Business facilitators’ work in business, and other formal organizations but facilitators may also work with a variety of other groups and communities. It is a tenet of facilitation that the facilitator will not lead the group towards the answer that he/she thinks is best even if they possess an opinion on the subject matter. The facilitator’s roles are to make it easier for the group to arrive at its own answer, decision, or deliverable.
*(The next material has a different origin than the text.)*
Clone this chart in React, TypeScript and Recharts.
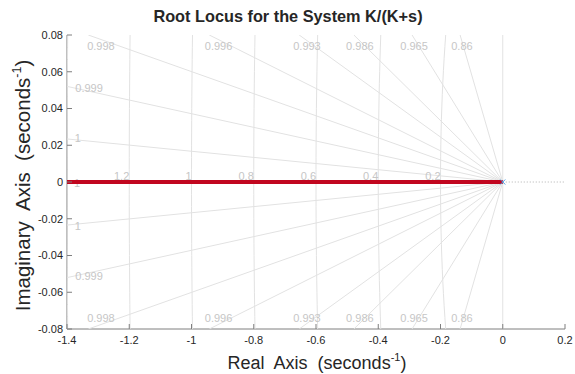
import React from 'react';
import { ComposedChart, Scatter, XAxis, YAxis } from 'recharts';

// Axis ticks
const X_TICKS = [-1.4, -1.2, -1, -0.8, -0.6, -0.4, -0.2, 0, 0.2];
const X_TICK_LABELS = ['-1.4', '-1.2', '-1', '-0.8', '-0.6', '-0.4', '-0.2', '0', '0.2'];
const Y_TICKS = [-0.08, -0.06, -0.04, -0.02, 0, 0.02, 0.04, 0.06, 0.08];
const Y_TICK_LABELS = ['-0.08', '-0.06', '-0.04', '-0.02', '0', '0.02', '0.04', '0.06', '0.08'];

const X_DOMAIN: [number, number] = [-1.4, 0.2];
const Y_DOMAIN: [number, number] = [-0.08, 0.08];

// Root locus of K/(K+s): closed-loop pole s = -K
const locusGain = [0, 0.2, 0.4, 0.6, 0.8, 1.0, 1.2, 1.4];
const locusReal = [0, -0.2, -0.4, -0.6, -0.8, -1.0, -1.2, -1.4];
const locusImag = [0, 0, 0, 0, 0, 0, 0, 0];

// Open-loop pole
const poleReal = [0];
const poleImag = [0];

// s-plane grid: natural frequency arcs
const naturalFreqs = [0.2, 0.4, 0.6, 0.8, 1.0, 1.2, 1.4];
const naturalFreqLabels = ['0.2', '0.4', '0.6', '0.8', '1', '1.2', '1.4'];

// s-plane grid: constant damping rays
const dampingRatios = [0.8636, 0.9643, 0.9863, 0.9926, 0.99642, 0.9982, 0.99931, 0.99986];
const dampingLabels = ['0.86', '0.965', '0.986', '0.993', '0.996', '0.998', '0.999', '1'];
const dampingLabelX = [-0.131, -0.285, -0.459, -0.629, -0.913, -1.291, -1.329, -1.365];
const dampingLabelY = [0.074, 0.074, 0.074, 0.074, 0.074, 0.074, 0.0514, 0.0237];
// the zeta = 1 ray lies on the real axis
const realAxisDampingLabel = { x: -1.368, y: -0.0005, label: '1' };

const FONT = '"Liberation Sans", Arial, Helvetica, sans-serif';
const AXIS_COLOR = '#7f7f7f';
const TEXT_COLOR = '#262626';
const GRID_COLOR = '#e2e2e2';
const GRID_TEXT = '#c6c6c6';
const LOCUS_COLOR = '#c1061f';
const POLE_COLOR = '#4a9be0';
const TICK_LEN = 5;

type Pt = { x: number; y: number; label?: string };

const locusData: Pt[] = locusReal.map((x, i) => ({ x, y: locusImag[i], k: locusGain[i] } as any));
const poleData: Pt[] = poleReal.map((x, i) => ({ x, y: poleImag[i] }));

// arc of |s| = wn inside the visible strip of the left half plane
const arcData = (wn: number): Pt[] => {
  const tMax = Math.asin(Math.min(1, Y_DOMAIN[1] / wn));
  const n = 24;
  const pts: Pt[] = [];
  for (let i = 0; i <= n; i++) {
    const t = -tMax + (2 * tMax * i) / n;
    pts.push({ x: -wn * Math.cos(t), y: wn * Math.sin(t) });
  }
  return pts;
};

// damping ray from the origin, cut at the border of the view
const rayData = (zeta: number, sign: number): Pt[] => {
  const slope = Math.sqrt(1 - zeta * zeta) / zeta;
  const reach = Math.min(-X_DOMAIN[0], Y_DOMAIN[1] / slope);
  return [
    { x: 0, y: 0 },
    { x: -reach, y: sign * reach * slope },
  ];
};

const wnLabelData: Pt[] = naturalFreqs.map((wn, i) => ({ x: -wn, y: 0, label: naturalFreqLabels[i] }));
const zetaLabelData: Pt[] = [
  ...dampingLabels.map((l, i) => ({ x: dampingLabelX[i], y: dampingLabelY[i], label: l })),
  ...dampingLabels.map((l, i) => ({ x: dampingLabelX[i], y: -dampingLabelY[i], label: l })),
  realAxisDampingLabel,
];

const imagAxisData: Pt[] = [{ x: 0, y: Y_DOMAIN[0] }, { x: 0, y: Y_DOMAIN[1] }];
const realAxisRight: Pt[] = [{ x: 0, y: 0 }, { x: X_DOMAIN[1], y: 0 }];

const nothing = () => <g />;

const labelOf = (labels: string[], ticks: number[], v: number) => {
  const i = ticks.findIndex((t) => Math.abs(t - v) < 1e-9);
  return i >= 0 ? labels[i] : String(v);
};

const BottomTick = (p: any) => (
  <g>
    <line x1={p.x} x2={p.x} y1={p.y} y2={p.y - TICK_LEN} stroke={AXIS_COLOR} />
    <text x={p.x} y={p.y + 15} textAnchor="middle" fontSize={11} fontFamily={FONT} fill={TEXT_COLOR}>
      {labelOf(X_TICK_LABELS, X_TICKS, p.payload.value)}
    </text>
  </g>
);
const TopTick = (p: any) => (
  <line x1={p.x} x2={p.x} y1={p.y} y2={p.y + TICK_LEN} stroke={AXIS_COLOR} />
);
const LeftTick = (p: any) => (
  <g>
    <line x1={p.x} x2={p.x + TICK_LEN} y1={p.y} y2={p.y} stroke={AXIS_COLOR} />
    <text x={p.x - 4} y={p.y} dy="0.36em" textAnchor="end" fontSize={11} fontFamily={FONT} fill={TEXT_COLOR}>
      {labelOf(Y_TICK_LABELS, Y_TICKS, p.payload.value)}
    </text>
  </g>
);
const RightTick = (p: any) => (
  <line x1={p.x} x2={p.x - TICK_LEN} y1={p.y} y2={p.y} stroke={AXIS_COLOR} />
);

const WnLabel = (p: any) => (
  <text x={p.cx} y={p.cy - 2} textAnchor="end" fontSize={11} fontFamily={FONT} fill={GRID_TEXT}>
    {p.payload?.label ?? p.label}
  </text>
);
const ZetaLabel = (p: any) => (
  <text x={p.cx} y={p.cy} dy="0.36em" textAnchor="middle" fontSize={11} fontFamily={FONT} fill={GRID_TEXT}>
    {p.payload?.label ?? p.label}
  </text>
);
const PoleMark = (p: any) => (
  <g stroke={POLE_COLOR} strokeWidth={1}>
    <line x1={p.cx - 2.5} y1={p.cy - 2.5} x2={p.cx + 2.5} y2={p.cy + 2.5} />
    <line x1={p.cx - 2.5} y1={p.cy + 2.5} x2={p.cx + 2.5} y2={p.cy - 2.5} />
  </g>
);

const gridLine = { stroke: GRID_COLOR, strokeWidth: 1 };

export default function App() {
  return (
    <div style={{ position: 'absolute', left: 0, top: 0, width: 575, height: 374, background: '#fff' }}>
      <ComposedChart width={575} height={374} margin={{ top: 35, right: 10, bottom: 0, left: 0 }}>
        <XAxis
          xAxisId={0}
          dataKey="x"
          type="number"
          domain={X_DOMAIN}
          ticks={X_TICKS}
          interval={0}
          allowDataOverflow
          height={45}
          tickSize={0}
          tickMargin={0}
          tickLine={false}
          axisLine={{ stroke: AXIS_COLOR }}
          tick={<BottomTick />}
        />
        <XAxis
          xAxisId="top"
          orientation="top"
          dataKey="x"
          type="number"
          domain={X_DOMAIN}
          ticks={X_TICKS}
          interval={0}
          allowDataOverflow
          height={0}
          tickSize={0}
          tickMargin={0}
          tickLine={false}
          axisLine={{ stroke: AXIS_COLOR }}
          tick={<TopTick />}
        />
        <YAxis
          yAxisId={0}
          dataKey="y"
          type="number"
          domain={Y_DOMAIN}
          ticks={Y_TICKS}
          interval={0}
          allowDataOverflow
          width={67}
          tickSize={0}
          tickMargin={0}
          tickLine={false}
          axisLine={{ stroke: AXIS_COLOR }}
          tick={<LeftTick />}
        />
        <YAxis
          yAxisId="right"
          orientation="right"
          dataKey="y"
          type="number"
          domain={Y_DOMAIN}
          ticks={Y_TICKS}
          interval={0}
          allowDataOverflow
          width={0}
          tickSize={0}
          tickMargin={0}
          tickLine={false}
          axisLine={{ stroke: AXIS_COLOR }}
          tick={<RightTick />}
        />

        {naturalFreqs.map((wn) => (
          <Scatter key={`wn${wn}`} data={arcData(wn)} line={gridLine} shape={nothing} isAnimationActive={false} />
        ))}
        {dampingRatios.map((z) => (
          <Scatter key={`zu${z}`} data={rayData(z, 1)} line={gridLine} shape={nothing} isAnimationActive={false} />
        ))}
        {dampingRatios.map((z) => (
          <Scatter key={`zl${z}`} data={rayData(z, -1)} line={gridLine} shape={nothing} isAnimationActive={false} />
        ))}
        <Scatter data={imagAxisData} line={gridLine} shape={nothing} isAnimationActive={false} />
        <Scatter
          data={realAxisRight}
          line={{ stroke: '#b0b0b0', strokeWidth: 1, strokeDasharray: '1 2' }}
          shape={nothing}
          isAnimationActive={false}
        />
        <Scatter data={wnLabelData} shape={<WnLabel />} isAnimationActive={false} />
        <Scatter data={zetaLabelData} shape={<ZetaLabel />} isAnimationActive={false} />

        <Scatter
          data={locusData}
          line={{ stroke: LOCUS_COLOR, strokeWidth: 4 }}
          shape={nothing}
          isAnimationActive={false}
        />
        <Scatter data={poleData} shape={<PoleMark />} isAnimationActive={false} />
      </ComposedChart>

      <svg
        width={575}
        height={374}
        style={{ position: 'absolute', left: 0, top: 0, pointerEvents: 'none' }}
        fontFamily={FONT}
      >
        <text x={288} y={21.5} textAnchor="middle" fontSize={16.3} fontWeight="bold" fill={TEXT_COLOR}>
          Root Locus for the System K/(K+s)
        </text>
        <text x={317} y={369} textAnchor="middle" fontSize={18} fill={TEXT_COLOR} style={{ whiteSpace: 'pre' }}>
          {'Real  Axis  (seconds'}
          <tspan fontSize={11} dy={-8}>-1</tspan>
          <tspan dy={8}>)</tspan>
        </text>
        <text
          transform="translate(29.5,185.5) rotate(-90)"
          x={0}
          y={0}
          textAnchor="middle"
          fontSize={20.5}
          fill={TEXT_COLOR}
          style={{ whiteSpace: 'pre' }}
        >
          {'Imaginary  Axis  (seconds'}
          <tspan fontSize={12.5} dy={-9}>-1</tspan>
          <tspan dy={9}>)</tspan>
        </text>
      </svg>
    </div>
  );
}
Business Mentors– A mentor is someone with more experience and “seasoning” than the protege that they counsel.  A mentor serves as a trusted confidante over an extended period of time, usually free of charge. Why do they do this? First and foremost as a way of giving back to their community and to society at large. They may do it to develop their skills as a teacher, manager, strategist, or consultant. And a true mentoring relationship also works in both directions—they learn about new ideas from their protege just as the protege learns timeless wisdom from them.

 

But whatever the benefits to the mentor, the benefits to you, the entrepreneur, are even greater:

 

  • Where else are you going to turn? There’s no boss any more to turn to for advice or direction—maybe not even any employees yet. You’re flying solo. But you don’t have to. Everybody needs a good reliable sounding board, second opinion, and sometimes just emotional support.

 

  • They’ve “been there, done that”. Learn from others’ mistakes and successes. They don’t have to have experience in your particular industry. They don’t have to be up on the latest trends or technology—you’ve got other sources for that. Their role is to share with you lessons from their experience in the hopes that you can learn them a bit more quickly and easily.

 

  • It’s (usually) free. If you’re on a tight budget, that’s a major factor. While good coaches and consultants may be able to offer some things that a mentor doesn’t, it comes at a price, usually of several hundred dollars a month. Mentors, though, are readily available free of charge through a number of organizations.

 

  • Expand your social network. Your mentor, being an experienced businessperson, is likely to have an extensive network, and can offer you access to far more senior decision-makers than you currently have. And they will be far more willing to open that network up to you than some casual acquaintance from a networking meeting.

 

  • A trusted, long-term relationship. Your mentor has no ulterior motive—no service or product to sell you. That combined with their experience creates a good foundation for trust. And as the relationship develops over time, that trust can grow even stronger. Also, your time with them becomes more and more efficient as they become more and more familiar with you and your business.